The Corrupting Influence of Federal Housing Policy

The U.S. government recently filed suit against Wells Fargo, the nation's largest mortgage lender, for failing to check or otherwise misrepresenting the creditworthiness of borrowers to whom the bank issued mortgages guaranteed by the Federal Housing Authority.

Manhattan's U.S. Attorney, Preet Bharara, alleges a "long-standing practice of reckless underwriting and fraudulent loan certification for thousands of FHA-insured loans that ultimately defaulted." ... The government alleges Wells Fargo took shortcuts on thousands of mortgages from May 2001 through October 2005 and illegally foisted them upon the FHA. It also alleges the bank failed to report more than 6,000 loans that went bad between 2002 and 2010 -- which may be one reason why it took so long to file this lawsuit.

The collapse of the housing market caused taxpayers to fork over billions of dollars to bail out private companies holding, purchasing, and selling bad mortgages and investments, debt, and insurance based on those bad mortgages.  If these allegations against Wells Fargo are true, the bank's fraudulent behavior represents another example of a private, housing-related company making profits at the taxpayers' expense.

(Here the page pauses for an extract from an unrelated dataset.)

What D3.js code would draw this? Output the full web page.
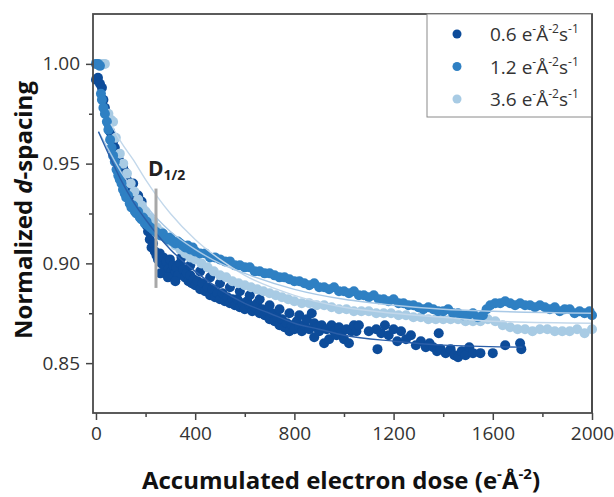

Liberals will be quick to point their fingers at the evils of corporate greed, and this accusation is true as far as it goes. Greed is the vice by which men let their desire to make money cause them to bring harm upon others or themselves. The employees at Wells Fargo who made commissions on these loans, and the bank itself that collected the fees, certainly brought harm up on us taxpayers in their pursuit of profit.

A deeper analysis, however, will ultimately place the blame on the housing policy of the federal government. As Al Lewis of the Wall Street Journal explains,

Why should Wells Fargo know [the credit-worthiness of its mortgage applicants]? Wells Fargo wasn't taking the risk. In 1986, the Department of Housing and Urban Development gave Wells Fargo authority to certify loans for Federal Housing Administration insurance. Once these lousy loans were FHA-insured, they were the government's problem.

In the natural order of things, a bank will take great pains to determine whether or not a borrower is likely to repay a loan, because the bank will lose a great deal of money if the borrower goes into default. Once the federal government makes it possible for banks to lend large amounts of money without needing to be concerned about whether or not it will ever be repaid, there is no longer any compelling reason for the bank to check the borrower's credit.  By suspending the natural order of things in order to make it possible for low-income borrowers to purchase homes, federal housing policy promoted the greed to which Wells Fargo succumbed.

More than 250 years ago, Benjamin Franklin saw this same principle at work when considering the unintended consequences of excessively generous public assistance to the poor.

"To relieve the misfortunes of our fellow creatures is concurring with the Deity, 'tis Godlike, but if we provide encouragements for Laziness, and supports for Folly, may it not be found fighting against the order of God and Nature, which perhaps has appointed Want and Misery as the proper Punishments for, and Cautions against as well as necessary consequences of Idleness and Extravagancy.  Whenever we attempt to mend the scheme of Providence and to interfere in the Government of the World, we had need be very circumspect lest we do more harm than Good." 

When government makes it possible for people to avoid the negative consequences of vicious behavior, more and more people will engage in vicious behavior -- whether laziness, lust, or greed.  This is the story of federal housing policy over the last thirty years, and it may well be the story of federal policy in general since th New Deal.